Un último aspecto suele esgrimirse cuestionando la independencia judicial: la presencia del Consejo General del Poder Judicial. Pero hay que tener presente que este no es un órgano judicial, sino de gobierno de jueces y magistrados. A él le competen cuestiones tales como la fijación de las pruebas selectivas para el acceso a la carrera judicial, informar sobre proyectos de ley referentes al Poder Judicial, inspección de los juzgados y tribunales, determinación de ascensos en la carrera judicial (los distintos niveles son juez, magistrado y magistrado del Tribunal Supremo) y responsabilidad disciplinaria en caso de infracciones graves o muy graves. Pero este órgano no ejerce funciones judiciales. Bien es cierto que su Presidente lo es también del Tribunal Supremo, pero ese cargo entraña sustancialmente la alta representación de ese tribunal, sin que le confiera competencias judiciales específicas.
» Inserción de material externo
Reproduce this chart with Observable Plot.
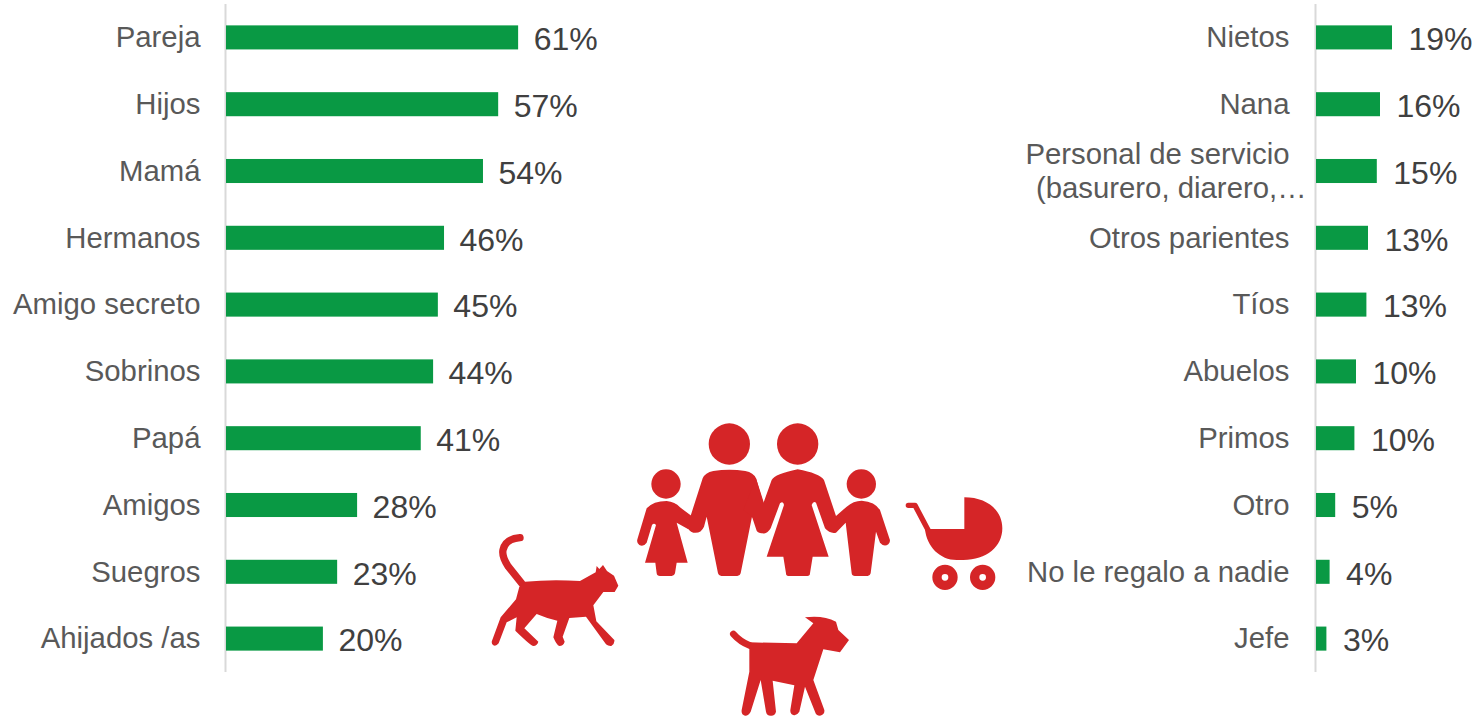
<!DOCTYPE html>
<html>
<head>
<meta charset="utf-8">
<script src="https://cdn.jsdelivr.net/npm/d3@7"></script>
<script src="https://cdn.jsdelivr.net/npm/@observablehq/plot@0.6"></script>
<style>
html,body{margin:0;padding:0;background:#fff}
#chart{position:relative;width:1476px;height:716px;overflow:hidden}
#chart svg{position:absolute;left:0;top:0;background:transparent}
</style>
</head>
<body>
<div id="chart"></div>
<script>
const leftCategories = ["Pareja","Hijos","Mamá","Hermanos","Amigo secreto","Sobrinos","Papá","Amigos","Suegros","Ahijados /as"];
const leftValues = [61.5,57.3,54.1,45.9,44.6,43.6,41,27.6,23.4,20.4];
const leftLabels = ["61%","57%","54%","46%","45%","44%","41%","28%","23%","20%"];

const rightCategories = ["Nietos","Nana","Personal de servicio","Otros parientes","Tíos","Abuelos","Primos","Otro","No le regalo a nadie","Jefe"];
const rightValues = [19,16,15.2,13,12.6,10,9.6,4.8,3.4,2.6];
const rightLabels = ["19%","16%","15%","13%","13%","10%","10%","5%","4%","3%"];
const wrappedCategory = "Personal de servicio";
const wrappedSecondLine = "(basurero, diarero,…";

const GREEN = "#099944", RED = "#d52527", AXIS = "#d9d9d9", CAT = "#595959", VAL = "#404040";
const FONT = "'Liberation Sans', Arial, sans-serif";
const root = document.getElementById("chart");

function panel(categories, values, labels, opts){
  const rows = categories.map((c,i)=>({c, v:values[i], l:labels[i]}));
  const plain = rows.filter(r=>r.c!==wrappedCategory);
  const wrapped = rows.filter(r=>r.c===wrappedCategory);
  const catText = {x:0, y:"c", textAnchor:"end", dx:opts.catDx, fill:CAT, fontSize:29.33, fontFamily:FONT};
  return Plot.plot({
    width:1476, height:716,
    marginTop:4, marginBottom:44, marginLeft:opts.left, marginRight:1476-opts.left-opts.span,
    style:{background:"transparent"},
    x:{domain:[0,opts.max], axis:null},
    y:{domain:categories, axis:null, paddingInner:0.64, paddingOuter:0.32, round:false},
    marks:[
      Plot.ruleX([0],{stroke:AXIS, strokeWidth:2, dx:-1}),
      Plot.barX(rows,{x:"v", y:"c", fill:GREEN}),
      Plot.text(plain.map(r=>r.c),{...catText, y:d=>d, text:d=>d, dy:0}),
      Plot.text(wrapped.map(r=>r.c),{...catText, y:d=>d, text:d=>d, dy:-17}),
      Plot.text(wrapped.map(r=>r.c),{...catText, y:d=>d, text:()=>wrappedSecondLine, dx:opts.catDx+17, dy:17}),
      Plot.text(rows,{x:"v", y:"c", text:"l", textAnchor:"start", dx:opts.valDx, dy:2, fill:VAL, fontSize:32, fontFamily:FONT})
    ]
  });
}

root.append(panel(leftCategories,leftValues,leftLabels,{left:226,span:475,max:100,catDx:-26,valDx:15}));
root.append(panel(rightCategories,rightValues,rightLabels,{left:1316,span:120,max:30,catDx:-27,valDx:16}));

// Decorative pictograms (not data)
const icons = `
<svg width="1476" height="716" viewBox="0 0 1476 716" xmlns="http://www.w3.org/2000/svg" fill="${RED}">
 <g transform="translate(480,410) scale(0.33333)">
  <!-- cat -->
  <path d="M125,520 L85,470 Q65,440 69,420 Q75,387 120,383" fill="none" stroke="${RED}" stroke-width="22" stroke-linecap="round"/>
  <path d="M135,515 Q215,507 300,513 L347,487 L350,468 L358,477 L369,465 L381,483 L402,497 L415,527 L404,546 L370,546 L340,586 L349,634 L403,690 Q405,700 394,708 Q385,709 378,703 L318,620 L268,624 L248,680 L254,695 Q250,708 238,708 Q230,706 220,682 L232,632 Q200,625 170,612 L133,655 L175,695 Q172,707 160,708 Q152,707 106,662 L110,622 L80,637 L56,700 Q48,710 40,706 Q33,700 36,692 L62,622 L108,568 L118,530 Z"/>
  <!-- girl -->
  <circle cx="558" cy="222" r="44"/>
  <path d="M500,295 Q520,273 560,273 Q585,275 600,292 L640,322 L625,358 L590,338 L623,458 L590,458 L585,490 Q583,498 575,498 L540,498 Q531,498 530,490 L526,458 L495,458 L528,345 Q522,337 516,345 L500,398 Q490,412 478,405 Q468,398 473,385 Z"/>
  <!-- father's head and body -->
  <circle cx="748" cy="102" r="62"/>
  <path d="M668,205 Q675,188 700,183 Q748,175 796,183 Q821,188 828,205 L852,280 L850,372 L816,320 L782,490 Q780,498 772,498 L724,498 Q716,498 714,490 L680,320 L672,350 Q662,372 640,368 Q625,362 622,350 L632,317 Z"/>
 </g>
 <g transform="translate(730,410) scale(0.33333)">
  <!-- mother and boy -->
  <circle cx="203" cy="102" r="62"/>
  <circle cx="394" cy="222" r="44"/>
  <path d="M78,205 L100,280 L125,210 Q135,192 203,178 Q268,190 282,210 L318,318 L350,290 Q370,272 395,272 Q435,275 450,300 L478,385 Q483,395 475,403 Q462,412 450,398 L438,365 L422,490 Q420,498 413,498 L375,498 Q366,498 365,490 L347,338 L318,368 Q300,372 285,355 L258,278 Q250,272 245,285 L296,440 L248,440 L240,490 Q240,498 232,498 L175,498 Q168,498 168,490 L160,440 L110,440 L162,285 Q160,272 150,280 L122,355 Q112,372 100,370 Q85,370 80,362 L66,320 L40,300 Z"/>
  <!-- stroller -->
  <path d="M535,286 L555,286 L597,365" fill="none" stroke="${RED}" stroke-width="16" stroke-linecap="round" stroke-linejoin="round"/>
  <path d="M703,262 C770,262 817,300 817,355 C817,410 770,450 700,450 L680,450 C630,450 590,410 585,357 L703,357 Z"/>
  <path fill-rule="evenodd" d="M607,502 a38,38 0 1,0 76,0 a38,38 0 1,0 -76,0 Z M635,502 a10,10 0 1,0 20,0 a10,10 0 1,0 -20,0 Z"/>
  <path fill-rule="evenodd" d="M720,502 a38,38 0 1,0 76,0 a38,38 0 1,0 -76,0 Z M748,502 a10,10 0 1,0 20,0 a10,10 0 1,0 -20,0 Z"/>
  <!-- dog -->
  <path d="M10,672 Q30,695 60,707" fill="none" stroke="${RED}" stroke-width="20" stroke-linecap="round"/>
  <path d="M58,697 L200,700 L250,640 L225,622 Q280,615 318,635 L325,660 L357,690 L330,727 L280,718 L250,810 L283,900 Q285,915 270,917 Q258,917 255,905 L225,830 L208,905 Q200,918 190,915 Q180,912 181,900 L193,826 L128,812 L138,905 Q135,918 122,917 Q110,917 108,905 L92,810 L62,905 Q55,918 45,917 Q33,914 35,900 L58,785 Z"/>
 </g>
</svg>`;
root.insertAdjacentHTML("beforeend", icons);
</script>
</body>
</html>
Ya he mencionado que la independencia judicial tiene dos dimensiones. La segunda es lo que se denomina como independencia fáctica. Esta entraña que los jueces deben estar lo más desligados posibles de cualquier conexión social, política o económica que pueda perturbar el ejercicio de sus funciones. El juez está sometido sólo al imperio de la ley, y ha de estar en una posición de aislamiento tal que impida que eso cambie. Los mecanismos para lograr esta independencia son varios, pero el más significativo es la exclusividad de las funciones judiciales. Es decir, que los jueces están sometidos a un severo régimen de incompatibilidades y prohibiciones que les impiden ejercer otros cometidos que no sean los puramente judiciales que tienen encomendados. Aun así, hay ciertas excepciones razonables: por ejemplo, los jueces participan en los jurados de expropiación forzosa, o en las juntas electorales. Pero en ambos casos (en los que en realidad no ejercen cometidos judiciales sino administrativos) su presencia es una garantía para el ciudadano, ya que sus conocimientos jurídicos se ponen al servicio de esos órganos.
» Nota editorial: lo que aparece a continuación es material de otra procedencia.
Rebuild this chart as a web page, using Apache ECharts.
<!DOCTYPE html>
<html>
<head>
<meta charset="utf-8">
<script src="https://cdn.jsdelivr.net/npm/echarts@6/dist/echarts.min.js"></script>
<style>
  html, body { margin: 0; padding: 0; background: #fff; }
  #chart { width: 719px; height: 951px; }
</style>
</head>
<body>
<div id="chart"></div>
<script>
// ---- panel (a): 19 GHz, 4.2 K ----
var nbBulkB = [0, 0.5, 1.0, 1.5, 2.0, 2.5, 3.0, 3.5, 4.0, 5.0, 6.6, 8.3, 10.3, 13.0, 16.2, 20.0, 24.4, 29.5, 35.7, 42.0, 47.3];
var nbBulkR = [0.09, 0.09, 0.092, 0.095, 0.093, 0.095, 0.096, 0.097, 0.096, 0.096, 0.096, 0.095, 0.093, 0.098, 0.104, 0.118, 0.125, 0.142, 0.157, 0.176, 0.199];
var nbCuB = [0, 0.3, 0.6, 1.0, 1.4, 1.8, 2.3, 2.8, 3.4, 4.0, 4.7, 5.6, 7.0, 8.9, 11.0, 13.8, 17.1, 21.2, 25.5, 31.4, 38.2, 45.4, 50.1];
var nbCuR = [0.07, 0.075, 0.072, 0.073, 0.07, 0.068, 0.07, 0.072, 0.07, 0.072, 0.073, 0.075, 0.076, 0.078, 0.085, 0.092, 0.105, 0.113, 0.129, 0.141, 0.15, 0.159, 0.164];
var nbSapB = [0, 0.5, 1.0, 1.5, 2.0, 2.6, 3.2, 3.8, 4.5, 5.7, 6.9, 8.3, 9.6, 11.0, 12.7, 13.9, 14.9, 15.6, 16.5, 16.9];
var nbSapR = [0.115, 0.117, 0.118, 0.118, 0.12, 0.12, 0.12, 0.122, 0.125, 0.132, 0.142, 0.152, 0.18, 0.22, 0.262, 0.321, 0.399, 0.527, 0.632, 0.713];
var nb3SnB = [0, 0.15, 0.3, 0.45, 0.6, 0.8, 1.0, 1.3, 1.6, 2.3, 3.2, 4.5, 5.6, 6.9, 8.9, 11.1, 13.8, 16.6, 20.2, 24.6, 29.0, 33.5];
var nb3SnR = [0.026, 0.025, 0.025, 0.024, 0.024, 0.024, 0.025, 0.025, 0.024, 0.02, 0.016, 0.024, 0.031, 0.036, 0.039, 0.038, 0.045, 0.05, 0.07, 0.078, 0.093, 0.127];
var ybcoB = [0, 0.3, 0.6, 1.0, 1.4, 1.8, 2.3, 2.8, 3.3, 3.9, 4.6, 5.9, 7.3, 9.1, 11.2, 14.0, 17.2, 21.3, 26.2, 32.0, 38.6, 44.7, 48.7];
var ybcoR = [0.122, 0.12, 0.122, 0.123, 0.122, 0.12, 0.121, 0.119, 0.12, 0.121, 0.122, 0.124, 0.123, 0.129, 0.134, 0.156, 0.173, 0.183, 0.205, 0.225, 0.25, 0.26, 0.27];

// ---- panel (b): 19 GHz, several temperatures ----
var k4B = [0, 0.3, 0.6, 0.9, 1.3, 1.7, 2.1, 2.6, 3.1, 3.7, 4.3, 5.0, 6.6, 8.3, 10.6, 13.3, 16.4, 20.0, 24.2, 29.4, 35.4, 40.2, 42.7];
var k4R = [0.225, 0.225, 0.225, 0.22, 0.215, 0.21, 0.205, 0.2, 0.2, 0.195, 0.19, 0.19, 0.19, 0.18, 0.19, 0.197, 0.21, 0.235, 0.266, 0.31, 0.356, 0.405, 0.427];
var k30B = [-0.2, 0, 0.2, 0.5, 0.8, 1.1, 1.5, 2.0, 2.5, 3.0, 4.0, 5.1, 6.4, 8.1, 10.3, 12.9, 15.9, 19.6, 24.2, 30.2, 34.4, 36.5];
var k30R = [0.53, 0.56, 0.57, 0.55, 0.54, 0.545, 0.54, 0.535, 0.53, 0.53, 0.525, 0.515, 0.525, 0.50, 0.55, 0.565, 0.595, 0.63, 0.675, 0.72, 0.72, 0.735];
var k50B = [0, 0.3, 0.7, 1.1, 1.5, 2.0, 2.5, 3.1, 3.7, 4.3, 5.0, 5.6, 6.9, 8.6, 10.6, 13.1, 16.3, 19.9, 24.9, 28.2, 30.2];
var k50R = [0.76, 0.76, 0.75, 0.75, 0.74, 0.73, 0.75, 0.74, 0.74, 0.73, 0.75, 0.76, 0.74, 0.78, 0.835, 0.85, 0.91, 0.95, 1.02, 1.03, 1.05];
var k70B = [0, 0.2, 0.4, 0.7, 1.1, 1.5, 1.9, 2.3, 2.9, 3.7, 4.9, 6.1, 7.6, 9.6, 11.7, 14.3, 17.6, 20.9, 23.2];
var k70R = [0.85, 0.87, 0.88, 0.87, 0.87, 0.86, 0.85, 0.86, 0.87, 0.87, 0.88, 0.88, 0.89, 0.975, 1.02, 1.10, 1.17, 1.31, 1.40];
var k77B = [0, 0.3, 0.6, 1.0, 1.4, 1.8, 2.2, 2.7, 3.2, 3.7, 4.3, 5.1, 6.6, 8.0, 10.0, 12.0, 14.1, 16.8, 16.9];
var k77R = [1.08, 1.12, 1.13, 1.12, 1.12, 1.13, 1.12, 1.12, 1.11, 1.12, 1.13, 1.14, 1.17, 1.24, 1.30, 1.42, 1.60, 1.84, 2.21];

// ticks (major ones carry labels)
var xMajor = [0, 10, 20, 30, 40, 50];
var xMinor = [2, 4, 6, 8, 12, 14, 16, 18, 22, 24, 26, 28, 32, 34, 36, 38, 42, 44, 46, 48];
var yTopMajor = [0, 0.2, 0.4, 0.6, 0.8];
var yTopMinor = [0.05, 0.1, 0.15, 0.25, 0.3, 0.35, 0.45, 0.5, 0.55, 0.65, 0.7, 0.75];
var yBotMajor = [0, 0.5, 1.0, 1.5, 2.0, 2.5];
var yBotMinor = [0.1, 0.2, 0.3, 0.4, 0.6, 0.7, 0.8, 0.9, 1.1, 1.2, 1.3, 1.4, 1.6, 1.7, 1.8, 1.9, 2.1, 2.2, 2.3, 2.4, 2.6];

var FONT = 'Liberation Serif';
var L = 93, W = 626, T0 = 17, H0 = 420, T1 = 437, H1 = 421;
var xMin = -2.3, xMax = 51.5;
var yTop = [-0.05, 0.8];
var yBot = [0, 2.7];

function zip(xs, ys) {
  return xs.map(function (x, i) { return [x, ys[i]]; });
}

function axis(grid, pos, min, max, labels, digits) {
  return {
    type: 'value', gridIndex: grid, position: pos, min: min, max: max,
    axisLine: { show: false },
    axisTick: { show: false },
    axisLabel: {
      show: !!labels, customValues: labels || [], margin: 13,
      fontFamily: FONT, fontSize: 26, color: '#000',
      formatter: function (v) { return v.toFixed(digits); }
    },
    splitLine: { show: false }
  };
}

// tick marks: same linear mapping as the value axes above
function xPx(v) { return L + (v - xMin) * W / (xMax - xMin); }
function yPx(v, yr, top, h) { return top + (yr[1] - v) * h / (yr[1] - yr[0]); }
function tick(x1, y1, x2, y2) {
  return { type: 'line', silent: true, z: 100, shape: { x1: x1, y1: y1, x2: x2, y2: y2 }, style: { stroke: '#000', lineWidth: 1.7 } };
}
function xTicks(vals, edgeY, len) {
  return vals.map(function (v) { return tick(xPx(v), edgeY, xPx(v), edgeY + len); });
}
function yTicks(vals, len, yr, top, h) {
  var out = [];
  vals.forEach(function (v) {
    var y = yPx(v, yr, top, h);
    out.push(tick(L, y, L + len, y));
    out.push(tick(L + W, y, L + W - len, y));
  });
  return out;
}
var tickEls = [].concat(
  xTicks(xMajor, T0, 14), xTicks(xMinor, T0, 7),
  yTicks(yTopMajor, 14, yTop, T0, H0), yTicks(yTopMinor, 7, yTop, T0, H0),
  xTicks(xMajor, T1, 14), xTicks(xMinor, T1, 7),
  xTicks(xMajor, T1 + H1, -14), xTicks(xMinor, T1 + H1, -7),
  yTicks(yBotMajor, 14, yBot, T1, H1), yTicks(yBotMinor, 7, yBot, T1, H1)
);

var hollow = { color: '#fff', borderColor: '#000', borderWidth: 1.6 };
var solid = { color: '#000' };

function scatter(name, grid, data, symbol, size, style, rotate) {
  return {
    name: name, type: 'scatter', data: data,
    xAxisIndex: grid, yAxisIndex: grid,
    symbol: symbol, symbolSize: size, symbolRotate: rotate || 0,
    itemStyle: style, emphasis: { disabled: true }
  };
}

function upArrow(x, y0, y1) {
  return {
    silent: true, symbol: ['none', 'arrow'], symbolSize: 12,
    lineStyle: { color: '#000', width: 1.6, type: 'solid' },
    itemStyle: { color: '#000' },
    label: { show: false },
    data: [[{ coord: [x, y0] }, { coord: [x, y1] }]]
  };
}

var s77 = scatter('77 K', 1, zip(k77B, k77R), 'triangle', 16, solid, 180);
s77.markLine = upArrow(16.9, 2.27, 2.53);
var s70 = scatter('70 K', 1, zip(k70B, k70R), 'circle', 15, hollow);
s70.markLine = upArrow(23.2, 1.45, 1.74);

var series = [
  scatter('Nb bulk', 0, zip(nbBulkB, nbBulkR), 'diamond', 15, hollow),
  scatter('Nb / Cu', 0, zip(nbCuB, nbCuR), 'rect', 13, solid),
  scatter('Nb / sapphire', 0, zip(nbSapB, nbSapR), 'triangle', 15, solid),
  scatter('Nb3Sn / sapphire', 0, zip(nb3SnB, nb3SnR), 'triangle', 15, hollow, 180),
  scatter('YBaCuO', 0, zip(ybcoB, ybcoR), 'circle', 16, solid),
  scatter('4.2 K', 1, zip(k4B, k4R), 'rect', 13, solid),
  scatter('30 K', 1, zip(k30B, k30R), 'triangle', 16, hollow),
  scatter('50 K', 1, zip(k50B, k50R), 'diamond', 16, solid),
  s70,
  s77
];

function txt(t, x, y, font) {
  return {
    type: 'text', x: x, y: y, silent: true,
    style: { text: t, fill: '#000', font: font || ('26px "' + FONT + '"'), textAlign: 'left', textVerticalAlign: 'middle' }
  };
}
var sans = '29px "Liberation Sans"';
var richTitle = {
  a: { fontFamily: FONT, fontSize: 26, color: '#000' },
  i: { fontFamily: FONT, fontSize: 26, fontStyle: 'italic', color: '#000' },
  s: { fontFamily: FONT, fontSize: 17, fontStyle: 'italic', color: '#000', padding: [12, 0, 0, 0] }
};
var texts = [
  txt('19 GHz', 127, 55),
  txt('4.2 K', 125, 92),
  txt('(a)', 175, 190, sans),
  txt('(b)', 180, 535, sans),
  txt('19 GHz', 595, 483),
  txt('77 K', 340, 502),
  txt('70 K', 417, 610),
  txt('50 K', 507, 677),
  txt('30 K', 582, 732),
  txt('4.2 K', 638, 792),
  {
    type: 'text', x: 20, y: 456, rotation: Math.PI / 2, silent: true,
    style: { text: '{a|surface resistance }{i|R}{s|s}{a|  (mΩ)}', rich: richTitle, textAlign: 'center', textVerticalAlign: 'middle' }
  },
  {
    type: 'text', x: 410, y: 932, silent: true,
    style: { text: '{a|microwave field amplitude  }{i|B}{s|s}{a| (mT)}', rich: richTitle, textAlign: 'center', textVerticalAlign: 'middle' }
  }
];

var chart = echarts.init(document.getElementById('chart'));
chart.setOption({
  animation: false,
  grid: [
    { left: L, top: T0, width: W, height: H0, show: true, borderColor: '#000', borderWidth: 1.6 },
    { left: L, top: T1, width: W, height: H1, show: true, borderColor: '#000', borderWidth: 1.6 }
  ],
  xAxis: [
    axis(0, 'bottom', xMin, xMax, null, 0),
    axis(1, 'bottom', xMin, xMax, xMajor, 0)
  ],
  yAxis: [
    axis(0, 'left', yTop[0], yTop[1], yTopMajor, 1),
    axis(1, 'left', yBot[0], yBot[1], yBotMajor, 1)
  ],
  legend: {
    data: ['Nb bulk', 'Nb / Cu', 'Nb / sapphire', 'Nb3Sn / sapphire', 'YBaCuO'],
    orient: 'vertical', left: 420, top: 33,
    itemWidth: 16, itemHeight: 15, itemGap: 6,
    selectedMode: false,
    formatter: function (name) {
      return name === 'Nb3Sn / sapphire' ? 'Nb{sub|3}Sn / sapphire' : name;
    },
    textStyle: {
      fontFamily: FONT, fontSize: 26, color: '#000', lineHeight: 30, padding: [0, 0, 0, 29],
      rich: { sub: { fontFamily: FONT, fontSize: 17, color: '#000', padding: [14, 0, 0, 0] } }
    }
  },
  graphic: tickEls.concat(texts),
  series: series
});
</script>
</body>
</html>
Como en todos los sistemas, también el español tiene sus tachas, y la independencia judicial no es excepción. Siempre se puede hacer más para garantizar esa independencia (por ejemplo haciendo que sus decisiones no dependan de la acusación del ministerio fiscal), pero creo que en España es algo que todavía funciona mínimamente bien. Ejemplos como el caso Noos, en los que el juez pudo condenar a Iñaqui Urdangarín a pesar de las constantes presiones a las que se vio sujeto, sirven para corroborarlo.

Conviene recordarlo ahora, a las puertas del juicio a los perpetradores del procés catalán. Sus corifeos pueden seguir barruntando que España es un Estado autoritario, que los jueces están al servicio del Gobierno o que hay juicios políticos. Obviamente un delincuente siempre se considerará perseguido. Así se consideraban los terroristas de ETA, lo que no impidió que fueran condenados por sus atrocidades. Quienes cometen delitos de sedición y desobediencia judicial no pueden esperar otra cosa. Por eso su aspiración es crear un Estado catalán en el que los jueces sean afines al independentismo. Eso ya existe en otros países: en la Venezuela de Nicolás Maduro. O sea que no son ni siquiera originales.